Oldenburg - Durch Vernachlässigung und Nahrungsentzug sind minderjährige Bewohner des Gertrudenheims während des Naziregimes offenbar gezielt getötet worden. Zu diesem Ergebnis kommt Hanna Tilgner in ihrer Bachelorarbeit „Pflege im Nationalsozialismus: Sterblichkeit im Gertrudenheim Kloster Blankenburg in Oldenburg in den Jahren 1937-41“.
Durch gründliche Recherche und Auswertung statistischen Materials habe die 25-jährige Studentin der Sonderpädagogik eine Forschungslücke geschlossen, sagte der Medizinhistoriker Ingo Harms von der Universität Oldenburg am Mittwoch bei der Vorstellung der Studie.
Zwar sei zu vermuten gewesen, dass die Lebensbedingungen im Gertrudenheim mit denen der Heil- und Pflegeanstalt Wehnen, wo Krankenmord, Zwangssterilisation und Kinder-Euthanasie zahllose Opfer forderten, vergleichbar waren. Bisher habe aber kein eindeutiger Nachweis geführt werden können.
Für ihre Studie wertete die Studentin mehrere hundert Patientenakten aus. Diese Akten, die inzwischen im Staatsarchiv lagern, hatte Ingo Harms vor einigen Jahren im Keller des Gertrudenheims an der Friesenstraße entdeckt.

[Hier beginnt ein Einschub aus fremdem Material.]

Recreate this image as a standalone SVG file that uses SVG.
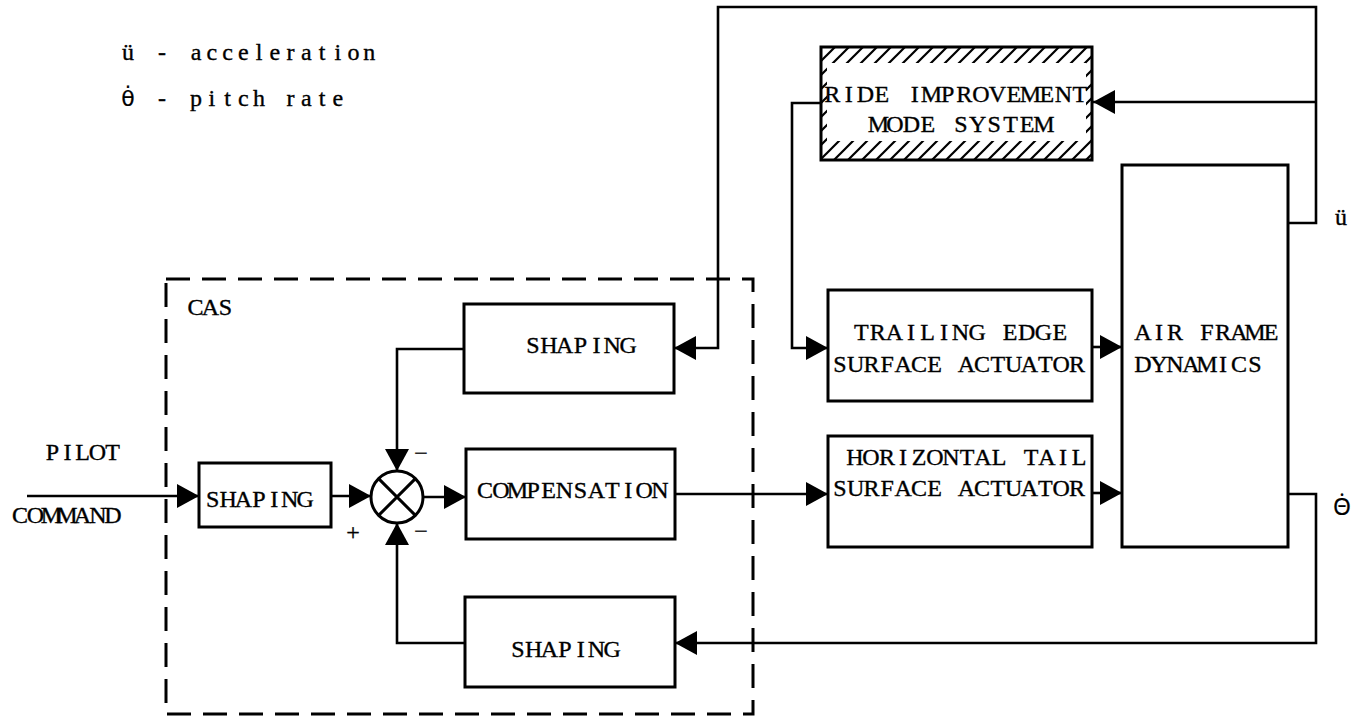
<svg xmlns="http://www.w3.org/2000/svg" width="1364" height="718" viewBox="0 0 1364 718">
<defs>
<marker id="arr" markerUnits="userSpaceOnUse" markerWidth="24" markerHeight="24" refX="22" refY="12" orient="auto">
<path d="M0,0 L22,12 L0,24 Z" fill="#000"/>
</marker>
<pattern id="hatch" patternUnits="userSpaceOnUse" width="14" height="14">
<path d="M0,14 L14,0 M-3,3 L3,-3 M11,17 L17,11" stroke="#000" stroke-width="2.2"/>
</pattern>
</defs>
<style>
text{font-family:"Liberation Serif","DejaVu Serif",serif;font-size:24px;fill:#000;stroke:#000;stroke-width:0.35;text-anchor:middle}
.g{font-family:"Noto Sans","DejaVu Sans",sans-serif;font-size:23px;stroke-width:0.2}
.g2{font-family:"DejaVu Sans","Noto Sans",sans-serif;font-size:22px;stroke-width:0.2}
.box{fill:#fff;stroke:#000;stroke-width:3}
.cn{fill:none;stroke:#000;stroke-width:2.6}
.ar{marker-end:url(#arr)}
</style>
<rect width="1364" height="718" fill="#fff"/>

<g id="legend">
<text y="60" x="128 145 162 179 196 211.75 227.5 243.25 259 274.75 290.5 306.25 322 337.75 353.5 369.25">ü - acceleration</text>
<text y="106"><tspan class="g2" x="128">θ̇</tspan><tspan x="162 179 196 211.75 227.5 243.25 259 274.75 290.5 306.25 322 337.75">- pitch rate</tspan></text>
</g>

<g id="cas">
<rect x="166" y="279" width="587" height="435" fill="none" stroke="#000" stroke-width="3" stroke-dasharray="24 12"/>
<text y="315" x="195.5 210.5 225.5">CAS</text>
</g>

<g id="connectors">
<path class="cn ar" d="M27,496 H199"/>
<path class="cn ar" d="M331,496 H371"/>
<path class="cn ar" d="M423,497 H466"/>
<path class="cn ar" d="M675,494 H828"/>
<path class="cn ar" d="M464,349 H397 V471"/>
<path class="cn ar" d="M465,643 H397 V523"/>
<path class="cn ar" d="M1288,223 H1316 V7 H718 V348 H674"/>
<path class="cn ar" d="M1316,102 H1093"/>
<path class="cn ar" d="M821,103 H792 V348 H828"/>
<path class="cn ar" d="M1092,347 H1122"/>
<path class="cn ar" d="M1092,493 H1122"/>
<path class="cn ar" d="M1288,494 H1316 V643 H675"/>
</g>

<g id="pilot-command">
<text y="460" x="52.5 67.5 82.5 97.5 112.5">PILOT</text>
<text y="523" x="20 35.5 51.5 67 82.5 98 113">COMMAND</text>
</g>

<g id="shaping-input">
<rect class="box" x="199" y="463" width="132" height="64"/>
<text y="507" x="212.7 228.1 243.5 258.9 274.3 289.7 305.1">SHAPING</text>
</g>

<g id="summing-junction">
<circle cx="397" cy="497" r="26" fill="#fff" stroke="#000" stroke-width="3"/>
<path d="M378.6,478.6 L415.4,515.4 M415.4,478.6 L378.6,515.4" stroke="#000" stroke-width="3"/>
<text x="421" y="461">−</text>
<text x="421" y="539">−</text>
<text x="353" y="540">+</text>
</g>

<g id="shaping-top">
<rect class="box" x="464" y="304" width="210" height="89"/>
<text y="353" x="532.9 548.8 564.6 580.5 596.4 612.2 628.1">SHAPING</text>
</g>

<g id="compensation">
<rect class="box" x="466" y="449" width="209" height="90"/>
<text y="498" x="485 500.9 517.3 533.2 548.6 564.5 580.5 596.4 612.3 628.2 644.1 660">COMPENSATION</text>
</g>

<g id="shaping-bottom">
<rect class="box" x="465" y="597" width="210" height="90"/>
<text y="657" x="517.9 533.6 549.3 565 580.7 596.4 612.1">SHAPING</text>
</g>

<g id="ride-improvement">
<rect x="821" y="47" width="271" height="113" fill="#fff"/>
<path d="M821,47 H1092 V160 H821 Z M827,63 V141 H1086 V63 Z" fill="url(#hatch)" fill-rule="evenodd"/>
<rect x="821" y="47" width="271" height="113" fill="none" stroke="#000" stroke-width="3"/>
<text y="102" x="832.3 848.8 865.3 881.8 898.3 914.8 931.3 947.8 964.3 980.8 997.3 1013.8 1030.3 1046.8 1063.3 1079.8">RIDE IMPROVEMENT</text>
<text y="132" x="878.3 894.8 911.4 927.9 944.5 961 977.6 994.1 1010.7 1027.2 1043.8">MODE SYSTEM</text>
</g>

<g id="trailing-edge">
<rect class="box" x="828" y="290" width="264" height="111"/>
<text y="340" x="861.3 877.8 894.4 910.9 927.5 944 960.5 977.1 993.6 1010.2 1026.7 1043.3 1059.8">TRAILING EDGE</text>
<text y="372" x="839.9 855.7 871.5 887.3 903.1 918.9 934.7 950.5 966.3 982.1 997.9 1013.7 1029.5 1045.3 1061.1 1076.9">SURFACE ACTUATOR</text>
</g>

<g id="horizontal-tail">
<rect class="box" x="828" y="436" width="264" height="111"/>
<text y="465" x="855 871 887 903 919 935 951 967 983 999 1015 1031 1047 1063 1079">HORIZONTAL TAIL</text>
<text y="496" x="839.9 855.7 871.5 887.3 903.1 918.9 934.7 950.5 966.3 982.1 997.9 1013.7 1029.5 1045.3 1061.1 1076.9">SURFACE ACTUATOR</text>
</g>

<g id="air-frame">
<rect class="box" x="1122" y="165" width="166" height="382"/>
<text y="340" x="1143 1159 1175 1191 1207 1223 1239 1255 1271">AIR FRAME</text>
<text y="372" x="1143 1159 1175 1191 1207 1223 1239 1255">DYNAMICS</text>
</g>

<g id="outputs">
<text x="1341" y="225">ü</text>
<text y="515"><tspan class="g" x="1342">Θ̇</tspan></text>
</g>
</svg>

Die im 19. Jahrhundert gegründete Einrichtung für geistig behinderte Menschen war 1937 ins Kloster Blankenburg verlegt worden, weil NS-Organisationen das Gebäude an der Friesenstraße selbst nutzen wollten. Letztlich zog dort der für den Absatz landwirtschaftlicher Produkte zuständige Reichsnährstand ein.
Im Kloster Blankenburg bezog das Gertrudenheim (Träger war damals der Landesfürsorgeverband, heute ist es der Bezirksverband Oldenburg) die Räume der zuvor nach Wehnen verlegten „Bewahr- und Pflegeanstalt“. In dem für 200 Patienten ausgelegten Gebäude „lebten im Durchschnitt 290 Menschen, überwiegend waren es Kinder und Jugendliche“, berichtete Hanna Tilgner.
Auch Jüngere mussten in der Landwirtschaft arbeiten. Betreut wurden die Bewohner von wenigen Diakonen und Diakonissen. Zeitweise kümmerte sich ein Betreuer um bis zu 20 Patienten.
Bereits im Sommer 1936, also Jahre vor der NS-Euthanasie, ordnete Carl Ballin (Regierungsrat im Innenministerium und Vorstand des Landesfürsorgeverbandes) massive Einsparungen bei der Verpflegung der Bewohner an. Das eingesparte Geld wurde laut Harms für kulturelle Zwecke (u.a. fürs Museumsdorf Cloppenburg) verwendet.
Hanna Tilgner kann in ihrer Untersuchung den Tod von 106 Heimbewohnern nachweisen. Diese Menschen seien zum Teil anonym auf dem Gelände beerdigt worden. 1941, nach der zwischenzeitlichen Schließung des Heims, wurde auf dem Friedhof ein Kesselhaus gebaut.